# Bagels, Lox and Cream Cheese oh my!!!!



## chefross (May 5, 2010)

I have to share this one folks.........
Jewish comfort is great. Being location-ally deprived I enjoy it whenever I can.
I found myself at a "Big Apple Bagels" and had a taste for a toasted bagel with cream cheese, lox, and red onion.
Apparently the cashier was new. She took my order, I paid and backed away to wait.
I see the cashier go to a fellow worker and hear her ask...."What are lox?" Her fellow worker said "raw fish." 
The cashier said....and I quote..."Ewwwww people actually eat this? I'm not touching raw fish." 
As I waited my cashier started helping others and left my sandwich to be made by someone else.

I loved my bagel sandwich but found this truly amusing.


----------



## brianshaw (Dec 18, 2010)

Apparently thecashier was both new and a bit ignorant. Lox isn't raw, it's smoked/cured.

Your story is indeed rather amusing in that "OMG, can this person be taken seriously " sort of way.

That's one of my favorite breakfasts... But I also like capers on mine.


----------



## teamfat (Nov 5, 2007)

I am blessed to have this place about 540 feet away from my door, according to the Map My Walk app on my phone.

https://bagelproject.com/

Their "Lox and Loaded" is REALLY good, the trout and truffle is probably my favorite. It features a fried egg, pickled asparagus, very tasty smoked trout from Beltex Meats ( Their retail shop is a block to the south) and some other stuff.

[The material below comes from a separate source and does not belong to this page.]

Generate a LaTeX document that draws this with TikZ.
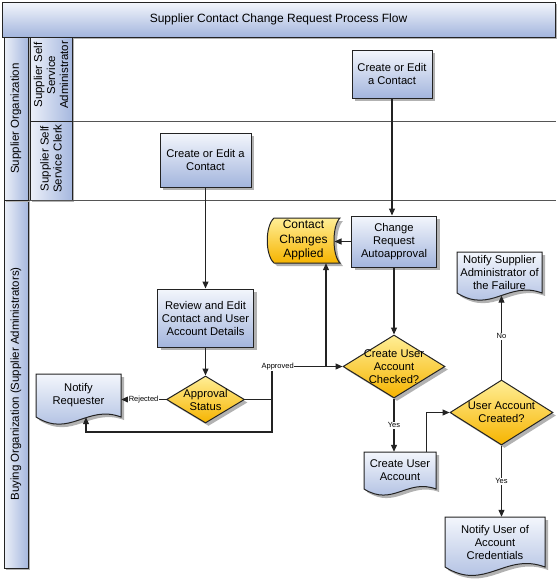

A bagel shop where she didn't know about lox? Wow.

mjb.


----------



## chefbillyb (Feb 8, 2009)

This doesn't amaze me at all! Lox's really don't look smoked, they look raw. This is just poor training on the managers part. Most kids nowadays wouldn't know a Lox and Bagel & Cream cheese sandwich from a Knish. A good bagel is an art. Most people in the America didn't grow up eating good bread or bagels. The East Coast was a mecca for great baked bagels. I look forward to my upcoming trip to NYC to have some of these treasures. My first will be finding a Knish from a street truck.....


----------